> [GIVEN ENTRIES]:
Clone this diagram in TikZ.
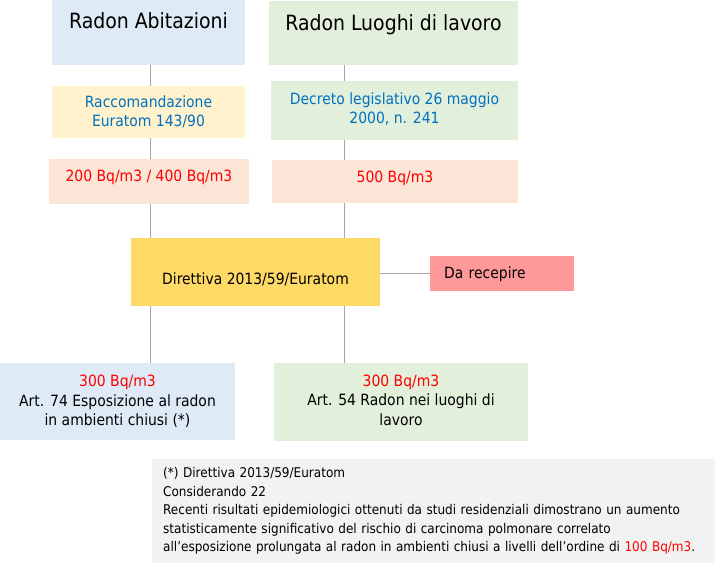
\documentclass[tikz,border=0pt]{standalone}
\usepackage{fontspec}
\setmainfont{DejaVu Sans Condensed}
\definecolor{azzurro}{HTML}{DEEBF7}
\definecolor{verdino}{HTML}{E2EFDA}
\definecolor{giallino}{HTML}{FFF2CC}
\definecolor{pesca}{HTML}{FBE5D6}
\definecolor{oro}{HTML}{FFD966}
\definecolor{rosa}{HTML}{FF9999}
\definecolor{grigino}{HTML}{F2F2F2}
\definecolor{linea}{HTML}{A6A6A6}
\definecolor{blu}{HTML}{0070C0}
\definecolor{rosso}{HTML}{FF0000}
\begin{document}
\begin{tikzpicture}[x=1pt,y=-1pt,
    box/.style={rectangle, inner sep=0pt, align=center, font=\fontsize{15.5}{19.5}\selectfont},
    titolo/.style={box, anchor=north, font=\fontsize{21}{25}\selectfont},
    link/.style={draw=linea, line width=1pt}]
    \useasboundingbox (0,0) rectangle (715,563);
    \coordinate (colA) at (150,0);
    \coordinate (colB) at (344,0);

    % Abitazioni
    \node[titolo, fill=azzurro, minimum width=193pt, text height=28pt, text depth=37pt] (abit) at (148.5,0) {Radon Abitazioni};
    \node[box, fill=giallino, text=blu, minimum width=193pt, minimum height=52pt] (racc) at (148.5,112) {Raccomandazione\\Euratom 143/90};
    \node[box, fill=pesca, text=rosso, minimum width=200pt, text height=22pt, text depth=23pt] (limA) at (149,159) [anchor=north] {200 Bq/m3 / 400 Bq/m3};

    % Luoghi di lavoro
    \node[titolo, fill=verdino, minimum width=249pt, text height=29pt, text depth=35pt] (lavoro) at (393.5,1) {Radon Luoghi di lavoro};
    \node[box, fill=verdino, text=blu, minimum width=247pt, minimum height=59pt] (decr) at (394.5,110.5) {Decreto legislativo 26 maggio\\2000, n. 241\\[-15pt]};
    \node[box, fill=pesca, text=rosso, minimum width=246pt, text height=22pt, text depth=21pt] (limB) at (395,160) [anchor=north] {500 Bq/m3};

    % Direttiva
    \node[box, fill=oro, minimum width=249pt, text height=46pt, text depth=22pt] (dir) at (255.5,238) [anchor=north] {Direttiva 2013/59/Euratom};
    \node[box, fill=rosa, text width=116pt, inner xsep=14pt, align=left, text height=22pt, text depth=13pt] (recep) at (430,256) [anchor=north west] {Da recepire};

    % Articoli
    \node[box, fill=azzurro, minimum width=235pt, minimum height=77pt] (art74) at (117.5,401.5) {\textcolor{rosso}{300 Bq/m3}\\Art. 74 Esposizione al radon\\in ambienti chiusi (*)};
    \node[box, fill=verdino, minimum width=254pt, minimum height=78pt] (art54) at (401,402) {\textcolor{rosso}{300 Bq/m3}\\Art. 54 Radon nei luoghi di\\lavoro\\[-15pt]};

    % Nota
    \node[fill=grigino, anchor=north west, minimum width=563pt, minimum height=104pt, inner xsep=11pt, text width=541pt, align=left, font=\fontsize{13.4}{18.5}\selectfont] (nota) at (152,459) {(*) Direttiva 2013/59/Euratom\\Considerando 22\\Recenti risultati epidemiologici ottenuti da studi residenziali\ dimostrano un aumento\\statisticamente significativo\ del rischio di carcinoma\ polmonare correlato\\all'esposizione\ prolungata al radon in ambienti chiusi a livelli\ dell'ordine di \textcolor{rosso}{100 Bq/m3}.};

    % Collegamenti
    \draw[link] (colA |- abit.south) -- (colA |- racc.north);
    \draw[link] (colA |- racc.south) -- (colA |- limA.north);
    \draw[link] (colA |- limA.south) -- (colA |- dir.north);
    \draw[link] (colA |- dir.south) -- (colA |- art74.north);
    \draw[link] (colB |- lavoro.south) -- (colB |- decr.north);
    \draw[link] (colB |- decr.south) -- (colB |- limB.north);
    \draw[link] (colB |- limB.south) -- (colB |- dir.north);
    \draw[link] (colB |- dir.south) -- (colB |- art54.north);
    \draw[link] (recep.west -| dir.east) -- (recep.west);
\end{tikzpicture}
\end{document}
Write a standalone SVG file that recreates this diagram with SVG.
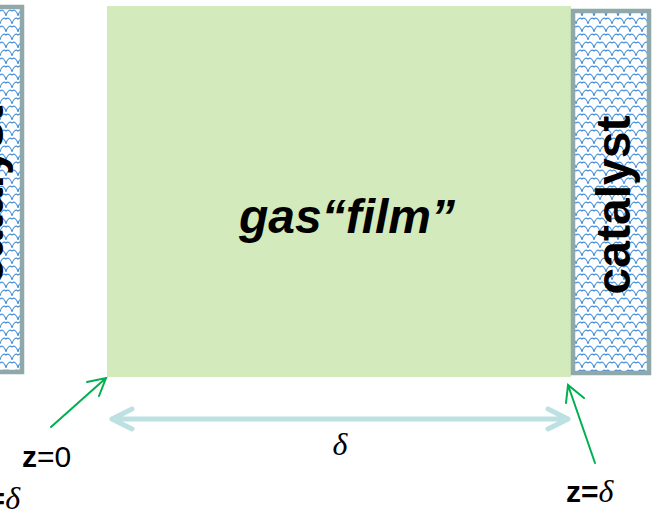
<svg xmlns="http://www.w3.org/2000/svg" width="654" height="515" viewBox="0 0 654 515">
<defs>
<style>
.cat{fill:url(#scale);stroke:#8fa9aa;stroke-width:4.5}
.catt{font-family:"Liberation Sans",Arial,sans-serif;font-weight:bold;font-size:48px;fill:#000;text-anchor:middle}
.lbl{font-family:"Liberation Sans",Arial,sans-serif;font-size:30px;fill:#000}
.dl{font-family:"Liberation Serif","Times New Roman",serif;font-style:italic;font-size:32px;fill:#000}
.grn{stroke:#00b050;stroke-width:2;fill:none;stroke-linecap:round}
.blu{stroke:#bde0e2;stroke-width:5;fill:none;stroke-linecap:round;stroke-linejoin:round}
</style>
<pattern id="scale" width="12" height="16" patternUnits="userSpaceOnUse">
<rect width="12" height="16" fill="#fff"/>
<path d="M0 8 C1 3 4 1 6 3 C8 1 11 3 12 8 M-6 16 C-5 11 -2 9 0 11 C2 9 5 11 6 16 C7 11 10 9 12 11 C14 9 17 11 18 16 M-6 0 C-5 -5 -2 -7 0 -5 C2 -7 5 -5 6 0 C7 -5 10 -7 12 -5 C14 -7 17 -5 18 0" fill="none" stroke="#4a92d8" stroke-width="1.1"/>
</pattern>
</defs>
<g id="catalyst-left">
<rect class="cat" x="-56" y="7" width="78" height="365"/>
<text class="catt" transform="translate(3,195) rotate(-90)">catalyst</text>
</g>
<g id="gas-film">
<rect x="107" y="6" width="464" height="371" fill="#d3eabc"/>
<text x="347" y="233" font-family="Liberation Sans, Arial, sans-serif" font-weight="bold" font-style="italic" font-size="48" text-anchor="middle">gas“film”</text>
</g>
<g id="catalyst-right">
<rect class="cat" x="573" y="11" width="76" height="362"/>
<text class="catt" transform="translate(630,205) rotate(-90)">catalyst</text>
</g>
<g id="connectors">
<path class="blu" d="M112 419 H568 M132 409 L112 419 L132 429 M548 409 L568 419 L548 429"/>
<path class="grn" d="M51 427 L106 378 M87 382 L106 378 L99 396"/>
<path class="grn" d="M595 463 L568 385 M566 403 L568 385 L584 398"/>
</g>
<g id="labels">
<text class="dl" x="340" y="455" text-anchor="middle">δ</text>
<text class="lbl" x="22" y="467"><tspan font-weight="bold">z</tspan>=0</text>
<text class="lbl" x="20" y="509" text-anchor="end"><tspan font-weight="bold">z=</tspan><tspan class="dl">δ</tspan></text>
<text class="lbl" x="566" y="502"><tspan font-weight="bold">z=</tspan><tspan class="dl">δ</tspan></text>
</g>
</svg>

> [WHAT YOU ARE ASKED TO DO]:
Print the entries as they stand, first line through the line holding "minimum width=246pt, text", with every picture removed.

> [ANSWER TO THE EXERCISE]:
Clone this diagram in TikZ.
\documentclass[tikz,border=0pt]{standalone}
\usepackage{fontspec}
\setmainfont{DejaVu Sans Condensed}
\definecolor{azzurro}{HTML}{DEEBF7}
\definecolor{verdino}{HTML}{E2EFDA}
\definecolor{giallino}{HTML}{FFF2CC}
\definecolor{pesca}{HTML}{FBE5D6}
\definecolor{oro}{HTML}{FFD966}
\definecolor{rosa}{HTML}{FF9999}
\definecolor{grigino}{HTML}{F2F2F2}
\definecolor{linea}{HTML}{A6A6A6}
\definecolor{blu}{HTML}{0070C0}
\definecolor{rosso}{HTML}{FF0000}
\begin{document}
\begin{tikzpicture}[x=1pt,y=-1pt,
    box/.style={rectangle, inner sep=0pt, align=center, font=\fontsize{15.5}{19.5}\selectfont},
    titolo/.style={box, anchor=north, font=\fontsize{21}{25}\selectfont},
    link/.style={draw=linea, line width=1pt}]
    \useasboundingbox (0,0) rectangle (715,563);
    \coordinate (colA) at (150,0);
    \coordinate (colB) at (344,0);

    % Abitazioni
    \node[titolo, fill=azzurro, minimum width=193pt, text height=28pt, text depth=37pt] (abit) at (148.5,0) {Radon Abitazioni};
    \node[box, fill=giallino, text=blu, minimum width=193pt, minimum height=52pt] (racc) at (148.5,112) {Raccomandazione\\Euratom 143/90};
    \node[box, fill=pesca, text=rosso, minimum width=200pt, text height=22pt, text depth=23pt] (limA) at (149,159) [anchor=north] {200 Bq/m3 / 400 Bq/m3};

    % Luoghi di lavoro
    \node[titolo, fill=verdino, minimum width=249pt, text height=29pt, text depth=35pt] (lavoro) at (393.5,1) {Radon Luoghi di lavoro};
    \node[box, fill=verdino, text=blu, minimum width=247pt, minimum height=59pt] (decr) at (394.5,110.5) {Decreto legislativo 26 maggio\\2000, n. 241\\[-15pt]};
    \node[box, fill=pesca, text=rosso, minimum width=246pt, text height=22pt, text depth=21pt] (limB) at (395,160) [anchor=north] {500 Bq/m3};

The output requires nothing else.